* [WHAT YOU HAVE TO DO]: Copy everything in the listing below word for word, apart from any images.

* [GIVEN MATERIAL]:
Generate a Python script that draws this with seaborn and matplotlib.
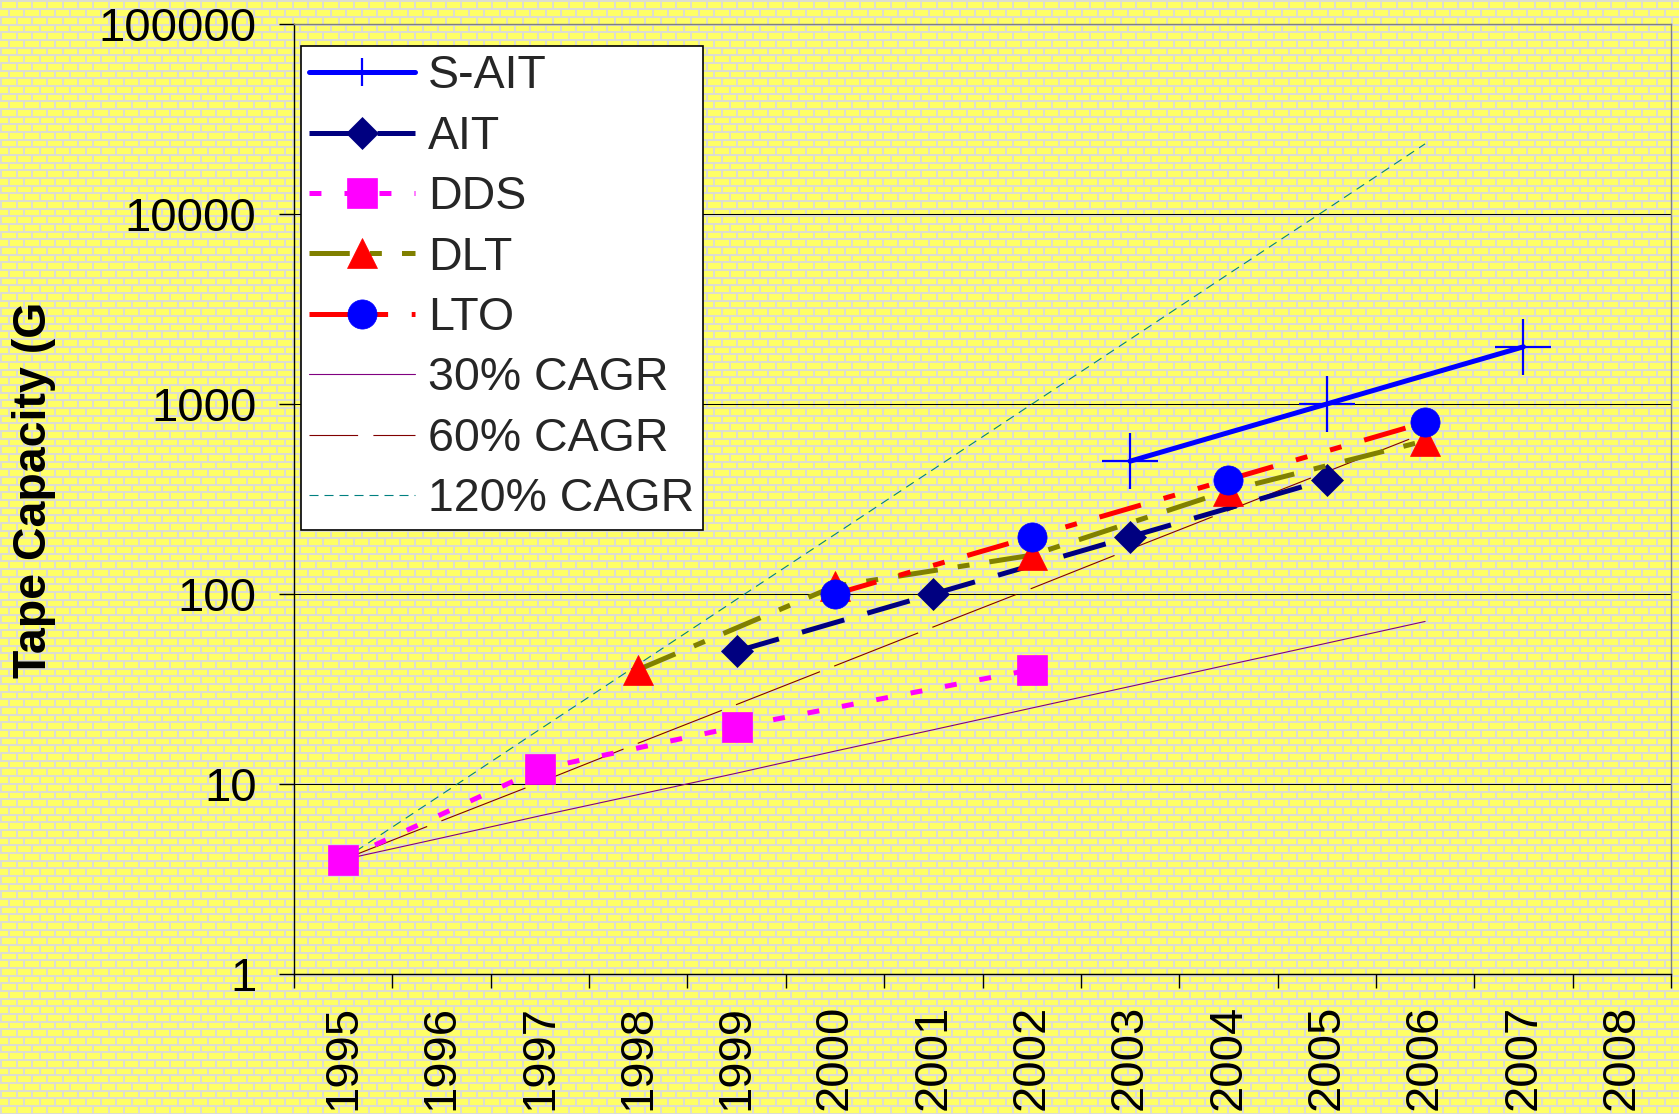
import numpy as np
import matplotlib
matplotlib.use("Agg")
import matplotlib.pyplot as plt
from matplotlib.lines import Line2D
from matplotlib.ticker import FixedLocator, FixedFormatter, NullFormatter, NullLocator
import seaborn as sns

# categorias do eixo x
years = list(range(1995, 2009))
year_labels = [str(y) for y in years]

# séries de fitas (GB)
sait_years = [2003, 2005, 2007]
sait_gb = [500, 1000, 2000]
ait_years = [1999, 2001, 2003, 2005]
ait_gb = [50, 100, 200, 400]
dds_years = [1995, 1997, 1999, 2002]
dds_gb = [4, 12, 20, 40]
dlt_years = [1998, 2000, 2002, 2004, 2006]
dlt_gb = [40, 110, 160, 350, 640]
lto_years = [2000, 2002, 2004, 2006]
lto_gb = [100, 200, 400, 800]

# linhas de referência CAGR
cagr_years = list(range(1995, 2007))
cagr30 = [4, 5.2, 6.8, 8.8, 11.4, 14.9, 19.3, 25.1, 32.6, 42.4, 55.1, 71.7]
cagr60 = [4, 6.4, 10.2, 16.4, 26.2, 41.9, 67.1, 107, 172, 275, 440, 704]
cagr120 = [4, 8.8, 19.4, 42.6, 93.7, 206, 453, 997, 2190, 4830, 10600, 23400]

y_ticks = [1, 10, 100, 1000, 10000, 100000]
y_tick_labels = ["1", "10", "100", "1000", "10000", "100000"]

sns.set_theme(style="white")
plt.rcParams["font.family"] = ["Liberation Sans", "DejaVu Sans"]
plt.rcParams["lines.scale_dashes"] = False

W, H = 1679, 1114
fig = plt.figure(figsize=(W / 100, H / 100), dpi=100)
fig.patch.set_facecolor("#FFFF66")

# fundo de tijolinhos amarelos
yy, xx = np.mgrid[0:H, 0:W]
row_h, brick_w, mortar = 7.67, 15.33, 2.0
row = np.floor(yy / row_h)
in_row = yy - row * row_h
shift = (row % 2) * brick_w / 2
in_brick = np.mod(xx + shift, brick_w)
is_mortar = (in_row < mortar) | (in_brick < mortar)
tex = np.empty((H, W, 3))
tex[:] = [1.0, 1.0, 0.4]
tex[is_mortar] = [0.87, 0.87, 0.82]
fig.figimage(tex, 0, 0, origin="upper", zorder=-5)

ax = fig.add_axes([294 / W, 1 - 974 / H, (1671 - 294) / W, (974 - 24) / H])
ax.set_facecolor("none")
ax.set_yscale("log")


def desenha(xs, ys, **kw):
    sns.lineplot(x=xs, y=ys, ax=ax, errorbar=None, sort=False, **kw)


# CAGR
st30 = dict(color="#800080", lw=0.8, linestyle="-")
st60 = dict(color="#800000", lw=0.8, linestyle=(0, (65, 11)))
st120 = dict(color="#008080", lw=0.8, linestyle=(0, (6.5, 4.3)))
desenha(cagr_years, cagr30, zorder=2, **st30)
desenha(cagr_years, cagr60, zorder=2, **st60)
desenha(cagr_years, cagr120, zorder=2, **st120)

# séries
st_sait = dict(color="#0000FF", lw=3.6, linestyle="-", marker="+", mec="#0000FF", mew=1.6)
st_ait = dict(color="#000080", lw=3.6, linestyle=(0, (31.7, 17.3)), marker="D",
              mfc="#000080", mec="#000080", mew=0.5)
st_dds = dict(color="#FF00FF", lw=3.6, linestyle=(0, (8.6, 16.6)), marker="s",
              mfc="#FF00FF", mec="#FF00FF", mew=0.5)
st_dlt = dict(color="#808000", lw=3.6, linestyle=(0, (29, 14.5, 8.6, 14.5)), marker="^",
              mfc="#FF0000", mec="#FF0000", mew=0.5)
st_lto = dict(color="#FF0000", lw=3.6, linestyle=(0, (31, 17, 8.6, 17, 8.6, 17)), marker="o",
              mfc="#0000FF", mec="#0000FF", mew=0.5)

desenha(sait_years, sait_gb, ms=40, zorder=3, **st_sait)
desenha(ait_years, ait_gb, ms=16.3, zorder=4, **st_ait)
desenha(dds_years, dds_gb, ms=21, zorder=5, **st_dds)
desenha(dlt_years, dlt_gb, ms=21.5, zorder=6, **st_dlt)
desenha(lto_years, lto_gb, ms=21, zorder=7, **st_lto)

# eixos
ax.set_xlim(years[0] - 0.5, years[-1] + 0.5)
ax.set_ylim(y_ticks[0], y_ticks[-1])
ax.xaxis.set_major_locator(FixedLocator([y - 0.5 for y in years] + [years[-1] + 0.5]))
ax.xaxis.set_major_formatter(NullFormatter())
ax.xaxis.set_minor_locator(FixedLocator(years))
ax.xaxis.set_minor_formatter(FixedFormatter(year_labels))
ax.yaxis.set_major_locator(FixedLocator(y_ticks))
ax.yaxis.set_major_formatter(FixedFormatter(y_tick_labels))
ax.yaxis.set_minor_locator(NullLocator())
ax.tick_params(axis="x", which="major", bottom=True, length=10, width=1, color="black",
               direction="out")
ax.tick_params(axis="x", which="minor", bottom=True, length=0, pad=22, labelsize=34,
               labelrotation=90, labelcolor="black")
ax.tick_params(axis="y", which="major", left=True, length=11, width=1, color="black",
               direction="out", pad=16, labelsize=34, labelcolor="black")
ax.set_xlabel("")
ax.set_ylabel("")
ax.grid(False)
ax.yaxis.grid(True, which="major", color="black", lw=0.75)
ax.set_axisbelow(True)
for lado in ["left", "bottom"]:
    ax.spines[lado].set_color("black")
    ax.spines[lado].set_linewidth(1)
for lado in ["top", "right"]:
    ax.spines[lado].set_color("#808080")
    ax.spines[lado].set_linewidth(1)

fig.text(34 / W, 1 - 490 / H, "Tape Capacity (G", rotation=90, fontsize=33.5,
         fontweight="bold", ha="center", va="center", color="black")

# legenda
nomes = ["S-AIT", "AIT", "DDS", "DLT", "LTO", "30% CAGR", "60% CAGR", "120% CAGR"]
handles = [
    Line2D([], [], ms=20, **st_sait),
    Line2D([], [], ms=16.3, **st_ait),
    Line2D([], [], ms=21, **st_dds),
    Line2D([], [], ms=21.5, **st_dlt),
    Line2D([], [], ms=21, **st_lto),
    Line2D([], [], **st30),
    Line2D([], [], color="#800000", lw=0.8, linestyle=(0, (35, 11))),
    Line2D([], [], **st120),
]
leg = ax.legend(handles, nomes, loc="upper left", bbox_to_anchor=(301 / W, 1 - 46 / H),
                bbox_transform=fig.transFigure, fontsize=33.5, frameon=True, fancybox=False,
                framealpha=1, facecolor="white", edgecolor="black", handlelength=2.28,
                handletextpad=0.27, borderpad=0.18, labelspacing=0.353, borderaxespad=0)
leg.get_frame().set_linewidth(1.2)
leg.set_zorder(10)

fig.savefig("out.png", dpi=100)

* [WRITTEN RESPONSE]:
Generate a Python script that draws this with seaborn and matplotlib.
import numpy as np
import matplotlib
matplotlib.use("Agg")
import matplotlib.pyplot as plt
from matplotlib.lines import Line2D
from matplotlib.ticker import FixedLocator, FixedFormatter, NullFormatter, NullLocator
import seaborn as sns

# categorias do eixo x
years = list(range(1995, 2009))
year_labels = [str(y) for y in years]

# séries de fitas (GB)
sait_years = [2003, 2005, 2007]
sait_gb = [500, 1000, 2000]
ait_years = [1999, 2001, 2003, 2005]
ait_gb = [50, 100, 200, 400]
dds_years = [1995, 1997, 1999, 2002]
dds_gb = [4, 12, 20, 40]
dlt_years = [1998, 2000, 2002, 2004, 2006]
dlt_gb = [40, 110, 160, 350, 640]
lto_years = [2000, 2002, 2004, 2006]
lto_gb = [100, 200, 400, 800]

# linhas de referência CAGR
cagr_years = list(range(1995, 2007))
cagr30 = [4, 5.2, 6.8, 8.8, 11.4, 14.9, 19.3, 25.1, 32.6, 42.4, 55.1, 71.7]
cagr60 = [4, 6.4, 10.2, 16.4, 26.2, 41.9, 67.1, 107, 172, 275, 440, 704]
cagr120 = [4, 8.8, 19.4, 42.6, 93.7, 206, 453, 997, 2190, 4830, 10600, 23400]

y_ticks = [1, 10, 100, 1000, 10000, 100000]
y_tick_labels = ["1", "10", "100", "1000", "10000", "100000"]

sns.set_theme(style="white")
plt.rcParams["font.family"] = ["Liberation Sans", "DejaVu Sans"]
plt.rcParams["lines.scale_dashes"] = False

W, H = 1679, 1114
fig = plt.figure(figsize=(W / 100, H / 100), dpi=100)
fig.patch.set_facecolor("#FFFF66")

# fundo de tijolinhos amarelos
yy, xx = np.mgrid[0:H, 0:W]
row_h, brick_w, mortar = 7.67, 15.33, 2.0
row = np.floor(yy / row_h)
in_row = yy - row * row_h
shift = (row % 2) * brick_w / 2
in_brick = np.mod(xx + shift, brick_w)
is_mortar = (in_row < mortar) | (in_brick < mortar)
tex = np.empty((H, W, 3))
tex[:] = [1.0, 1.0, 0.4]
tex[is_mortar] = [0.87, 0.87, 0.82]
fig.figimage(tex, 0, 0, origin="upper", zorder=-5)

ax = fig.add_axes([294 / W, 1 - 974 / H, (1671 - 294) / W, (974 - 24) / H])
ax.set_facecolor("none")
ax.set_yscale("log")


def desenha(xs, ys, **kw):
    sns.lineplot(x=xs, y=ys, ax=ax, errorbar=None, sort=False, **kw)


# CAGR
st30 = dict(color="#800080", lw=0.8, linestyle="-")
st60 = dict(color="#800000", lw=0.8, linestyle=(0, (65, 11)))
st120 = dict(color="#008080", lw=0.8, linestyle=(0, (6.5, 4.3)))
desenha(cagr_years, cagr30, zorder=2, **st30)
desenha(cagr_years, cagr60, zorder=2, **st60)
desenha(cagr_years, cagr120, zorder=2, **st120)

# séries
st_sait = dict(color="#0000FF", lw=3.6, linestyle="-", marker="+", mec="#0000FF", mew=1.6)
st_ait = dict(color="#000080", lw=3.6, linestyle=(0, (31.7, 17.3)), marker="D",
              mfc="#000080", mec="#000080", mew=0.5)
st_dds = dict(color="#FF00FF", lw=3.6, linestyle=(0, (8.6, 16.6)), marker="s",
              mfc="#FF00FF", mec="#FF00FF", mew=0.5)
st_dlt = dict(color="#808000", lw=3.6, linestyle=(0, (29, 14.5, 8.6, 14.5)), marker="^",
              mfc="#FF0000", mec="#FF0000", mew=0.5)
st_lto = dict(color="#FF0000", lw=3.6, linestyle=(0, (31, 17, 8.6, 17, 8.6, 17)), marker="o",
              mfc="#0000FF", mec="#0000FF", mew=0.5)

desenha(sait_years, sait_gb, ms=40, zorder=3, **st_sait)
desenha(ait_years, ait_gb, ms=16.3, zorder=4, **st_ait)
desenha(dds_years, dds_gb, ms=21, zorder=5, **st_dds)
desenha(dlt_years, dlt_gb, ms=21.5, zorder=6, **st_dlt)
desenha(lto_years, lto_gb, ms=21, zorder=7, **st_lto)

# eixos
ax.set_xlim(years[0] - 0.5, years[-1] + 0.5)
ax.set_ylim(y_ticks[0], y_ticks[-1])
ax.xaxis.set_major_locator(FixedLocator([y - 0.5 for y in years] + [years[-1] + 0.5]))
ax.xaxis.set_major_formatter(NullFormatter())
ax.xaxis.set_minor_locator(FixedLocator(years))
ax.xaxis.set_minor_formatter(FixedFormatter(year_labels))
ax.yaxis.set_major_locator(FixedLocator(y_ticks))
ax.yaxis.set_major_formatter(FixedFormatter(y_tick_labels))
ax.yaxis.set_minor_locator(NullLocator())
ax.tick_params(axis="x", which="major", bottom=True, length=10, width=1, color="black",
               direction="out")
ax.tick_params(axis="x", which="minor", bottom=True, length=0, pad=22, labelsize=34,
               labelrotation=90, labelcolor="black")
ax.tick_params(axis="y", which="major", left=True, length=11, width=1, color="black",
               direction="out", pad=16, labelsize=34, labelcolor="black")
ax.set_xlabel("")
ax.set_ylabel("")
ax.grid(False)
ax.yaxis.grid(True, which="major", color="black", lw=0.75)
ax.set_axisbelow(True)
for lado in ["left", "bottom"]:
    ax.spines[lado].set_color("black")
    ax.spines[lado].set_linewidth(1)
for lado in ["top", "right"]:
    ax.spines[lado].set_color("#808080")
    ax.spines[lado].set_linewidth(1)

fig.text(34 / W, 1 - 490 / H, "Tape Capacity (G", rotation=90, fontsize=33.5,
         fontweight="bold", ha="center", va="center", color="black")

# legenda
nomes = ["S-AIT", "AIT", "DDS", "DLT", "LTO", "30% CAGR", "60% CAGR", "120% CAGR"]
handles = [
    Line2D([], [], ms=20, **st_sait),
    Line2D([], [], ms=16.3, **st_ait),
    Line2D([], [], ms=21, **st_dds),
    Line2D([], [], ms=21.5, **st_dlt),
    Line2D([], [], ms=21, **st_lto),
    Line2D([], [], **st30),
    Line2D([], [], color="#800000", lw=0.8, linestyle=(0, (35, 11))),
    Line2D([], [], **st120),
]
leg = ax.legend(handles, nomes, loc="upper left", bbox_to_anchor=(301 / W, 1 - 46 / H),
                bbox_transform=fig.transFigure, fontsize=33.5, frameon=True, fancybox=False,
                framealpha=1, facecolor="white", edgecolor="black", handlelength=2.28,
                handletextpad=0.27, borderpad=0.18, labelspacing=0.353, borderaxespad=0)
leg.get_frame().set_linewidth(1.2)
leg.set_zorder(10)

fig.savefig("out.png", dpi=100)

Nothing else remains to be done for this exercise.